§ Written exercise
Print, word for word, every line from the beginning of the listing up to and including the line with "(1096,77) -- cycle;". Pictures are to be excluded.

[Begin]

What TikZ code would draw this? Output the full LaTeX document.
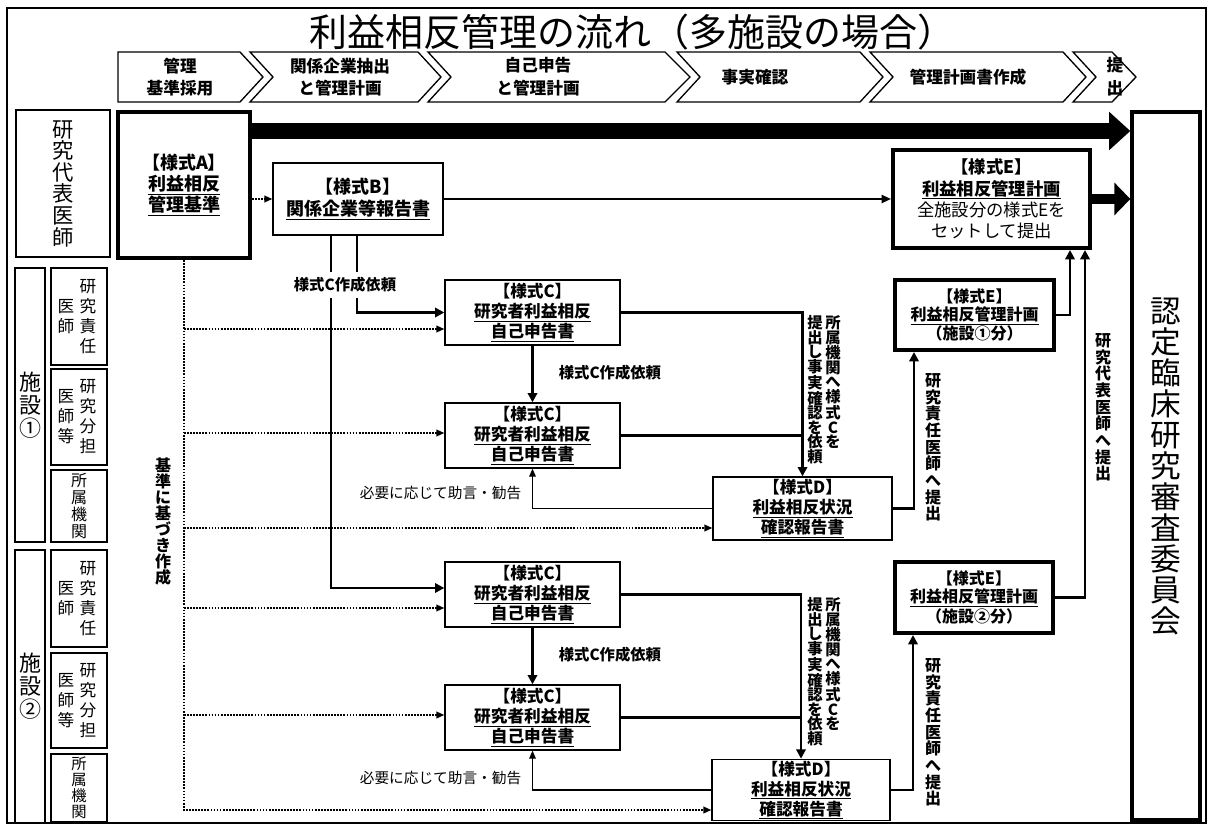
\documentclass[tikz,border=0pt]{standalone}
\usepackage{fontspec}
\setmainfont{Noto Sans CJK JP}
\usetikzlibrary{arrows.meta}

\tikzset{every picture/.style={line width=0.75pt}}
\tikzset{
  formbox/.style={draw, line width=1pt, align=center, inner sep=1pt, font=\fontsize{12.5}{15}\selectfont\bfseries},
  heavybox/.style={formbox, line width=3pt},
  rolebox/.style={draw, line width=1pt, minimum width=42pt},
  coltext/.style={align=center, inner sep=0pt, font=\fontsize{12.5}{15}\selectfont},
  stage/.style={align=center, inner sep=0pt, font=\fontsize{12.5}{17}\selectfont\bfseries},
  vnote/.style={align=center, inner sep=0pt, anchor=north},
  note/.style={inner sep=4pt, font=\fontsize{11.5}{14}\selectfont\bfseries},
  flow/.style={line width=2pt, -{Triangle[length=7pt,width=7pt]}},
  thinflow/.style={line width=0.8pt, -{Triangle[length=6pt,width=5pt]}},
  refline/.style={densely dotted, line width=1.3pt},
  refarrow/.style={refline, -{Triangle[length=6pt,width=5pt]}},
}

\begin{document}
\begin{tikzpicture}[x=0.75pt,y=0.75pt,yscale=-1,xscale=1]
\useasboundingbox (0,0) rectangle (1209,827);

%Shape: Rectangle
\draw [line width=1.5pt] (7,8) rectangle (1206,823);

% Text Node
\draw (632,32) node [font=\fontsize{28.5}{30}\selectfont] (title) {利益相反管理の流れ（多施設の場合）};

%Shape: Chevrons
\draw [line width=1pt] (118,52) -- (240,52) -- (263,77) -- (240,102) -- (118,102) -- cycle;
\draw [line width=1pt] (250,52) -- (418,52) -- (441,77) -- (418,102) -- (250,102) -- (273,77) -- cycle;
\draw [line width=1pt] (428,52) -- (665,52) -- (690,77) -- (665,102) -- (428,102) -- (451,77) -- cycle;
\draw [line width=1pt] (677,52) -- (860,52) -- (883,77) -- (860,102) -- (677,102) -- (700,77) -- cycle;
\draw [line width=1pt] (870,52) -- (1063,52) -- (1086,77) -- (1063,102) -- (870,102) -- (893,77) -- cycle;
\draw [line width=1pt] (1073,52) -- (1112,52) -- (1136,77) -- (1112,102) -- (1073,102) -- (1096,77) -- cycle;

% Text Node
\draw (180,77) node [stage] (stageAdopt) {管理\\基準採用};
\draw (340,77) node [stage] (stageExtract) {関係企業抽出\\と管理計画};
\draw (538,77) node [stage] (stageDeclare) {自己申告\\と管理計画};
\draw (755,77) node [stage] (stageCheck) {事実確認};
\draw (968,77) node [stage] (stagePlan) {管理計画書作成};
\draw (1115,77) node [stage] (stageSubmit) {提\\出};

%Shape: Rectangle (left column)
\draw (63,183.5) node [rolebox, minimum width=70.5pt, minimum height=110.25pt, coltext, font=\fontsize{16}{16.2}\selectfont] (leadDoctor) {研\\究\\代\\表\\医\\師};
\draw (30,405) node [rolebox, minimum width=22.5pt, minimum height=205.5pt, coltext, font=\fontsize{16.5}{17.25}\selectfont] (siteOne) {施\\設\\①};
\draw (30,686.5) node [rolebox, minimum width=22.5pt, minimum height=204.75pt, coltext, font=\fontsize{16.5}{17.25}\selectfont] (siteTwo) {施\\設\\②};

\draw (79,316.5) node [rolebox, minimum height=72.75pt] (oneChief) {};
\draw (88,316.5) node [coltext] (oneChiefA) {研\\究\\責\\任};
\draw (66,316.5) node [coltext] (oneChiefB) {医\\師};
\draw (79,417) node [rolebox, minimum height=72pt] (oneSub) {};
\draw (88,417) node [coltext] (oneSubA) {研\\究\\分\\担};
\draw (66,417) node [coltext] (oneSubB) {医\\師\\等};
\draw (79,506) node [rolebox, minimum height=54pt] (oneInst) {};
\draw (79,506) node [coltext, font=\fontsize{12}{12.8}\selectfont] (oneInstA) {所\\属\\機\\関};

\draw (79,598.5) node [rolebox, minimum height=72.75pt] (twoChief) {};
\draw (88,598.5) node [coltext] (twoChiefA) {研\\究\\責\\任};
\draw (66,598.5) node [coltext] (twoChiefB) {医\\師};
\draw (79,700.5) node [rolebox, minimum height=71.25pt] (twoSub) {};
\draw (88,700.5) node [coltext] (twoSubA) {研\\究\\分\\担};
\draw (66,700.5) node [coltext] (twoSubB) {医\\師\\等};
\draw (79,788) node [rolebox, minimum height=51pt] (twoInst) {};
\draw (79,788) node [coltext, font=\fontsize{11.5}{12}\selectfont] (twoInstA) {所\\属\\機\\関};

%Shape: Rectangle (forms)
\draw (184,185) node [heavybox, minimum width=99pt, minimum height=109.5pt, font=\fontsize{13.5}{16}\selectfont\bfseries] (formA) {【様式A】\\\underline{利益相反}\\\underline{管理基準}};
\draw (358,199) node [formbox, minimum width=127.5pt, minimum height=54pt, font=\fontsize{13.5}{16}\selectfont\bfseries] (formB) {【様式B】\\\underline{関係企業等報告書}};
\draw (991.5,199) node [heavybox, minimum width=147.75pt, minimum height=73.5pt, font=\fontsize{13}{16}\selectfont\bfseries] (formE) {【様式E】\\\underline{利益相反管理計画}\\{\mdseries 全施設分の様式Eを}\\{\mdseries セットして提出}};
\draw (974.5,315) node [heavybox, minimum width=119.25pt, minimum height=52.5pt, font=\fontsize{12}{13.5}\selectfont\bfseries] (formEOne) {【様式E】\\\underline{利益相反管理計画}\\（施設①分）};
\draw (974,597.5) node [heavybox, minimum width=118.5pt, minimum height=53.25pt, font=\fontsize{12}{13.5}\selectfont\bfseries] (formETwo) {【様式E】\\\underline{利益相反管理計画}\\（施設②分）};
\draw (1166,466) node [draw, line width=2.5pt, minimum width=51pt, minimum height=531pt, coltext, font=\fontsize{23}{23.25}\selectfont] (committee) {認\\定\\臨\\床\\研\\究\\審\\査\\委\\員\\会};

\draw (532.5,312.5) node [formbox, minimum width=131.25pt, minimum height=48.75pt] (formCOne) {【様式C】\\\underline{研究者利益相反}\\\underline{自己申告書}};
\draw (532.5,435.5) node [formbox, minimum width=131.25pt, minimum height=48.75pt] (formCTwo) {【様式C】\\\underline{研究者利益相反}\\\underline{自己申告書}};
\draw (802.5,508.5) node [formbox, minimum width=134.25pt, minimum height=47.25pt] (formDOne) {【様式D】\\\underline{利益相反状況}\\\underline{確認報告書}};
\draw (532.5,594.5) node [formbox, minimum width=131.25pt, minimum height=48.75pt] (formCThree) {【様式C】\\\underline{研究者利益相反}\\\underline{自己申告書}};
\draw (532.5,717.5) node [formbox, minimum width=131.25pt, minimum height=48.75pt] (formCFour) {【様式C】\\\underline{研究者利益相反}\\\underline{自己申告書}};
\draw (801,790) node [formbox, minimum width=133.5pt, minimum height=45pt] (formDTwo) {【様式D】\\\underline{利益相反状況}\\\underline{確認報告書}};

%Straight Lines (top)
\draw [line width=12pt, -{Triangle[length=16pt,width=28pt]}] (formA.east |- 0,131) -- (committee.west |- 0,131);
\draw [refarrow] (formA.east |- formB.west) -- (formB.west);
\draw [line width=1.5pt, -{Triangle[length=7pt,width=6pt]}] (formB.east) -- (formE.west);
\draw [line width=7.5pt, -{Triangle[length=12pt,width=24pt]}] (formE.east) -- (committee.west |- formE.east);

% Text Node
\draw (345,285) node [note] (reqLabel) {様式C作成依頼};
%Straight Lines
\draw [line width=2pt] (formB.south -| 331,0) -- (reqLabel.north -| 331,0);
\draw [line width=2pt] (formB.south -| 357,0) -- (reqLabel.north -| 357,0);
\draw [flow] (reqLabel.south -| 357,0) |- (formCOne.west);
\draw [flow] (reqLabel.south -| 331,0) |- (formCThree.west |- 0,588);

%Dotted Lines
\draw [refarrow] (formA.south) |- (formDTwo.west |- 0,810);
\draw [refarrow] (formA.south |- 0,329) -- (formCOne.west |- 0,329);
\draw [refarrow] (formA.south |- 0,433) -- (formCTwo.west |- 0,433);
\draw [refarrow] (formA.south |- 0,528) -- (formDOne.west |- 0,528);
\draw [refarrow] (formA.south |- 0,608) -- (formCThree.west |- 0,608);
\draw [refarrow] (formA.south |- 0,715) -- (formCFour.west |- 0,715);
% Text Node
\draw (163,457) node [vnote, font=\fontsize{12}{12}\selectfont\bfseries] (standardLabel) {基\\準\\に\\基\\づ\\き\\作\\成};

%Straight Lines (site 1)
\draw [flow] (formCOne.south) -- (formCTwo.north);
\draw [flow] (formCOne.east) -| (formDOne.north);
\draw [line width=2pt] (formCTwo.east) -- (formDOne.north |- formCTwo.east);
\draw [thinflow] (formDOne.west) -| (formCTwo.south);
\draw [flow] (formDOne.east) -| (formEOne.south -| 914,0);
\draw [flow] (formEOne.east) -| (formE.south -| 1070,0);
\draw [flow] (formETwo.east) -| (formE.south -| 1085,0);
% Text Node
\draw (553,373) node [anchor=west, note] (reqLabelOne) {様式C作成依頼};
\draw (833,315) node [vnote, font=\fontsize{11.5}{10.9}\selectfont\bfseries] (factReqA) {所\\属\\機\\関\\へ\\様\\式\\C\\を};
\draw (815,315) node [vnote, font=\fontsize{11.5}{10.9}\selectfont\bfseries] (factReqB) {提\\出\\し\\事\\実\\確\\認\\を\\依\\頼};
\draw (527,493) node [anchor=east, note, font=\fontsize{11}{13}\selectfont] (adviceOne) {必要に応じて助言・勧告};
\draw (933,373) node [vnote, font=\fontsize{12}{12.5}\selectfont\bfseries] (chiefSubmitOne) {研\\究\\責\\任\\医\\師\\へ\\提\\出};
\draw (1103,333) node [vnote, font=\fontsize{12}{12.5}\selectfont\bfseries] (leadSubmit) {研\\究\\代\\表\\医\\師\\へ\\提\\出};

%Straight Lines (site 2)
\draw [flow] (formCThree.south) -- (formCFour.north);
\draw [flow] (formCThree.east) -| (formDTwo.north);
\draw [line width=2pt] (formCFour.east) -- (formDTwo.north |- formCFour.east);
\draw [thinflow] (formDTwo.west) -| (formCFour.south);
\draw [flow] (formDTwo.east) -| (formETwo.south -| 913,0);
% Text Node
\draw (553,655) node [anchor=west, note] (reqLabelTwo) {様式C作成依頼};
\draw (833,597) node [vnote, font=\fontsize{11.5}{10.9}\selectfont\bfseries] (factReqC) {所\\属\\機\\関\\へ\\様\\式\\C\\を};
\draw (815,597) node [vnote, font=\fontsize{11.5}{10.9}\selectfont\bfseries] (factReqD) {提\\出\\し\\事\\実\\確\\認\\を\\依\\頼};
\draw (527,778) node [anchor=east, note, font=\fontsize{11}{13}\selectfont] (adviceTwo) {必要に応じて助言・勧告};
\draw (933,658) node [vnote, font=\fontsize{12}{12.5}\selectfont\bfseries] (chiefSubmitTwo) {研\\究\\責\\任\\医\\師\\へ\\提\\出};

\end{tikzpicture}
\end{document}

[End]

§ The result
What TikZ code would draw this? Output the full LaTeX document.
\documentclass[tikz,border=0pt]{standalone}
\usepackage{fontspec}
\setmainfont{Noto Sans CJK JP}
\usetikzlibrary{arrows.meta}

\tikzset{every picture/.style={line width=0.75pt}}
\tikzset{
  formbox/.style={draw, line width=1pt, align=center, inner sep=1pt, font=\fontsize{12.5}{15}\selectfont\bfseries},
  heavybox/.style={formbox, line width=3pt},
  rolebox/.style={draw, line width=1pt, minimum width=42pt},
  coltext/.style={align=center, inner sep=0pt, font=\fontsize{12.5}{15}\selectfont},
  stage/.style={align=center, inner sep=0pt, font=\fontsize{12.5}{17}\selectfont\bfseries},
  vnote/.style={align=center, inner sep=0pt, anchor=north},
  note/.style={inner sep=4pt, font=\fontsize{11.5}{14}\selectfont\bfseries},
  flow/.style={line width=2pt, -{Triangle[length=7pt,width=7pt]}},
  thinflow/.style={line width=0.8pt, -{Triangle[length=6pt,width=5pt]}},
  refline/.style={densely dotted, line width=1.3pt},
  refarrow/.style={refline, -{Triangle[length=6pt,width=5pt]}},
}

\begin{document}
\begin{tikzpicture}[x=0.75pt,y=0.75pt,yscale=-1,xscale=1]
\useasboundingbox (0,0) rectangle (1209,827);

%Shape: Rectangle
\draw [line width=1.5pt] (7,8) rectangle (1206,823);

% Text Node
\draw (632,32) node [font=\fontsize{28.5}{30}\selectfont] (title) {利益相反管理の流れ（多施設の場合）};

%Shape: Chevrons
\draw [line width=1pt] (118,52) -- (240,52) -- (263,77) -- (240,102) -- (118,102) -- cycle;
\draw [line width=1pt] (250,52) -- (418,52) -- (441,77) -- (418,102) -- (250,102) -- (273,77) -- cycle;
\draw [line width=1pt] (428,52) -- (665,52) -- (690,77) -- (665,102) -- (428,102) -- (451,77) -- cycle;
\draw [line width=1pt] (677,52) -- (860,52) -- (883,77) -- (860,102) -- (677,102) -- (700,77) -- cycle;
\draw [line width=1pt] (870,52) -- (1063,52) -- (1086,77) -- (1063,102) -- (870,102) -- (893,77) -- cycle;
\draw [line width=1pt] (1073,52) -- (1112,52) -- (1136,77) -- (1112,102) -- (1073,102) -- (1096,77) -- cycle;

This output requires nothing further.